On a brisk late February day, some bulge with maple sap while others sport little sap icicles. The blue bags are a little less romantic than the metal pails that Rapp’s forbearers hung off trees, but they have the benefit of being easily weighed and transported.
Measuring those blue bags is crucial for Rapp, a scientist at Harvard Forest in Petersham, Mass., who is studying the impact climate change is having on syrup availability and quality. Sugar maples generally have to be about 40 years old before they're ready to be tapped, which means the knowledge scientists are building now incredibly valuable for the future of the industry.
“We’ve been having huge flows early this season,” Rapp said, standing next to a maple syrup boiler as a sweet steam rose from the bubbling vat of syrup through the vent in the roof of the sugar shack.
In what has been the warmest winter on record for New England, producers tapped trees two to three weeks earlier than usual. A little to the east of his sugar shack, Rapp said it was the “first time in memory” producers tapped their trees in January, an annual ritual usual relegated to the second or third week of February.
Maple syrup production is intimately tied to the weather. Sap only flows when temperatures rise above freezing during the day and drop below it during the night. That temperature difference creates enough pressure to push sap out of the tree — one of nature’s amazing feats.
But warming driven by human-caused climate change is having an impact on these natural processes. The easiest one to spot is the shift in maple syrup season as winters have warmed by about 1°F (0.6°C) per decade across much of the Northeast since 1970.
“In general over New York and New England, the season is now beginning about seven days earlier than it did 40-50 years ago and ending 10 days earlier,” Timothy Perkins, the director of the University of Vermont’s Proctor Maple Research Center, said on a phone call.

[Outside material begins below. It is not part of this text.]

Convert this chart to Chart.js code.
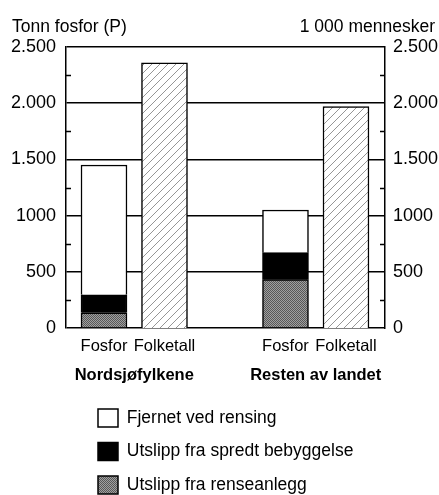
<!DOCTYPE html>
<html><head><meta charset="utf-8">
<script src="https://cdn.jsdelivr.net/npm/chart.js@4.4.1/dist/chart.umd.min.js"></script>
<style>html,body{margin:0;padding:0;background:#fff}canvas{display:block}</style>
</head><body>
<canvas id="c" width="439" height="495"></canvas>
<script>
// ---- data ----
const barLabels = ['Fosfor', 'Folketall', 'Fosfor', 'Folketall'];
const barSlots = [0, 1, 3, 4];
const groupLabels = ['Nordsjøfylkene', 'Resten av landet'];
const groupSlots = [0.5, 3.5];
const renseanlegg = [135, 430];   // Utslipp fra renseanlegg
const spredt = [160, 240];        // Utslipp fra spredt bebyggelse
const fjernet = [1155, 380];      // Fjernet ved rensing
const folketall = [2360, 1970];   // 1 000 mennesker
const yTickLabels = ['0', '500', '1000', '1.500', '2.000', '2.500'];
const seriesNames = ['Utslipp fra renseanlegg', 'Utslipp fra spredt bebyggelse', 'Fjernet ved rensing', 'Folketall'];
const leftTitle = 'Tonn fosfor (P)';
const rightTitle = '1 000 mennesker';

const FONT = '"Liberation Sans", Arial, Helvetica, sans-serif';

function makePattern(size, draw) {
  const c = document.createElement('canvas');
  c.width = size; c.height = size;
  const g = c.getContext('2d');
  draw(g, size);
  return g.createPattern(c, 'repeat');
}
const grayDither = makePattern(2, (g) => {
  g.fillStyle = '#a0a0a0'; g.fillRect(0, 0, 2, 2);
  g.fillStyle = '#585858'; g.fillRect(0, 0, 1, 1); g.fillRect(1, 1, 1, 1);
});
const hatch = makePattern(8, (g, s) => {
  g.fillStyle = '#ffffff'; g.fillRect(0, 0, s, s);
  g.strokeStyle = '#8a8a8a'; g.lineWidth = 0.9;
  g.beginPath();
  g.moveTo(0, s); g.lineTo(s, 0);
  g.moveTo(-1, 1); g.lineTo(1, -1);
  g.moveTo(s - 1, s + 1); g.lineTo(s + 1, s - 1);
  g.stroke();
});

const fosforX = [barSlots[0], barSlots[2]];
const folkX = [barSlots[1], barSlots[3]];
const pts = (xs, ys) => xs.map((x, i) => ({ x, y: ys[i] }));

const xMin = -0.628, xMax = 4.645;

const minorTicks = {
  id: 'minorTicks',
  afterDatasetsDraw(chart) {
    const y = chart.scales.y;
    const { left, right } = chart.chartArea;
    const ctx = chart.ctx;
    ctx.save();
    ctx.strokeStyle = '#000';
    ctx.lineWidth = 1.3;
    ctx.beginPath();
    y.ticks.forEach(t => {
      if (t.value % 500 !== 0) {
        const py = Math.round(y.getPixelForValue(t.value)) + 0.5;
        ctx.moveTo(left, py); ctx.lineTo(left + 5, py);
        ctx.moveTo(right - 5, py); ctx.lineTo(right, py);
      }
    });
    ctx.stroke();
    ctx.restore();
  }
};

const topTitles = {
  id: 'topTitles',
  afterDraw(chart) {
    const ctx = chart.ctx;
    ctx.save();
    ctx.fillStyle = '#000';
    ctx.font = '17.5px ' + FONT;
    ctx.textBaseline = 'alphabetic';
    ctx.textAlign = 'left';
    ctx.fillText(leftTitle, 12, 32);
    ctx.textAlign = 'right';
    ctx.fillText(rightTitle, 435, 32);
    ctx.restore();
  }
};

const legendPlace = {
  id: 'legendPlace',
  afterLayout(chart) {
    const lg = chart.legend;
    if (!lg) return;
    lg.left = 82.5; lg.top = 393.5; lg.right = 439; lg.bottom = 700;
    lg.width = lg.right - lg.left; lg.height = lg.bottom - lg.top;
  }
};

new Chart(document.getElementById('c'), {
  type: 'bar',
  data: {
    datasets: [
      { label: seriesNames[0], data: pts(fosforX, renseanlegg), backgroundColor: grayDither, yAxisID: 'y' },
      { label: seriesNames[1], data: pts(fosforX, spredt), backgroundColor: '#000000', yAxisID: 'y' },
      { label: seriesNames[2], data: pts(fosforX, fjernet), backgroundColor: '#ffffff', yAxisID: 'y' },
      { label: seriesNames[3], data: pts(folkX, folketall), backgroundColor: hatch, yAxisID: 'y2' }
    ]
  },
  options: {
    responsive: false,
    animation: false,
    devicePixelRatio: 1,
    layout: { padding: { top: 47, left: 0, right: 0, bottom: 0 } },
    datasets: { bar: { barThickness: 46, borderColor: '#000', borderWidth: 1.5 } },
    plugins: {
      tooltip: { enabled: false },
      legend: {
        position: 'chartArea',
        align: 'start',
        reverse: true,
        labels: {
          filter: (it) => it.datasetIndex !== 3,
          boxWidth: 20, boxHeight: 18, padding: 15.5,
          color: '#000',
          font: { family: FONT, size: 17.5 }
        }
      }
    },
    scales: {
      x: {
        type: 'linear', position: 'bottom', weight: 1, offset: false,
        min: xMin, max: xMax, stacked: true,
        grid: { display: false, drawTicks: false },
        border: { display: false },
        afterBuildTicks: (s) => { s.ticks = barSlots.map(v => ({ value: v })); },
        ticks: {
          autoSkip: false, maxRotation: 0, padding: 9, color: '#000',
          font: { family: FONT, size: 16.5 },
          callback: (v) => barLabels[barSlots.indexOf(v)]
        },
        afterFit: (s) => { s.height = 30; }
      },
      x2: {
        type: 'linear', position: 'bottom', weight: 2, offset: false,
        min: xMin, max: xMax,
        grid: { display: false, drawTicks: false },
        border: { display: false },
        afterBuildTicks: (s) => { s.ticks = groupSlots.map(v => ({ value: v })); },
        ticks: {
          autoSkip: false, maxRotation: 0, padding: 8, color: '#000',
          font: { family: FONT, size: 16.5, weight: 'bold' },
          callback: (v) => groupLabels[groupSlots.indexOf(v)]
        },
        afterFit: (s) => { s.height = 137; }
      },
      y: {
        type: 'linear', position: 'left', min: 0, max: 2500, stacked: true,
        ticks: {
          stepSize: 250, autoSkip: false, padding: 10, color: '#000',
          font: { family: FONT, size: 18 },
          callback: (v) => (v % 500 === 0 ? yTickLabels[v / 500] : '')
        },
        grid: {
          drawTicks: false, lineWidth: 1.5,
          color: (c) => (c.tick && c.tick.value % 500 === 0 ? '#000' : 'rgba(0,0,0,0)')
        },
        border: { display: true, color: '#000', width: 1.5 },
        afterFit: (s) => { s.width = 66; }
      },
      y2: {
        type: 'linear', position: 'right', min: 0, max: 2500, stacked: true,
        ticks: {
          stepSize: 250, autoSkip: false, padding: 8, color: '#000',
          font: { family: FONT, size: 18 },
          callback: (v) => (v % 500 === 0 ? yTickLabels[v / 500] : '')
        },
        grid: { display: false, drawTicks: false },
        border: { display: true, color: '#000', width: 1.5 },
        afterFit: (s) => { s.width = 54; }
      }
    }
  },
  plugins: [minorTicks, topTitles, legendPlace]
});
</script>
</body></html>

New York and the New England states account for about three quarters all the maple syrup produced in the U.S., an industry worth $117 million in 2014. While a change in the dates of the season is notable, it’s not exactly going to bankrupt the industry.
Warming on the southern fringe, however, is a major concern. Virginia syrup producers are already tapping at the coldest time of the year and future warming could make even that time unsuitable for maple syrup production.
And even in the syrup strongholds of New England and eastern Canada, warming could have an important impact on the amount of sap produced and its quality.
That’s why each week, Rapp weighs the bags and then proceeds to prepare that week’s batch of maple syrup (for science, of course).
His maple syrup operation is part of a network of sugar shacks at research institutions as well as commercial operations from Quebec — the world’s largest producer of maple syrup — to Virginia that are part of a project looking at the range of climate impacts on maple syrup.
Selena Ahmed, a researcher at Montana State University who is spearheading the project, said maple producers have told her team that weather within the season is becoming more variable, causing more erratic sap flows and impacting quality. The vagaries of sap flow may not mean much to the average waffle enthusiast, “but what is happening to changes in quality? That’s the big research gap and consumers can relate the most to that,” Ahmed said.
Ahmed is conducting a chemical analysis of syrup from the producers in the network to see how temperature shifts affect the compounds that give maple syrup its distinct flavor. This type of analysis will serve as a baseline for monitoring future changes to the syrup on your morning pancakes. Ahmed has done a similar analysis of tea and found changes are afoot.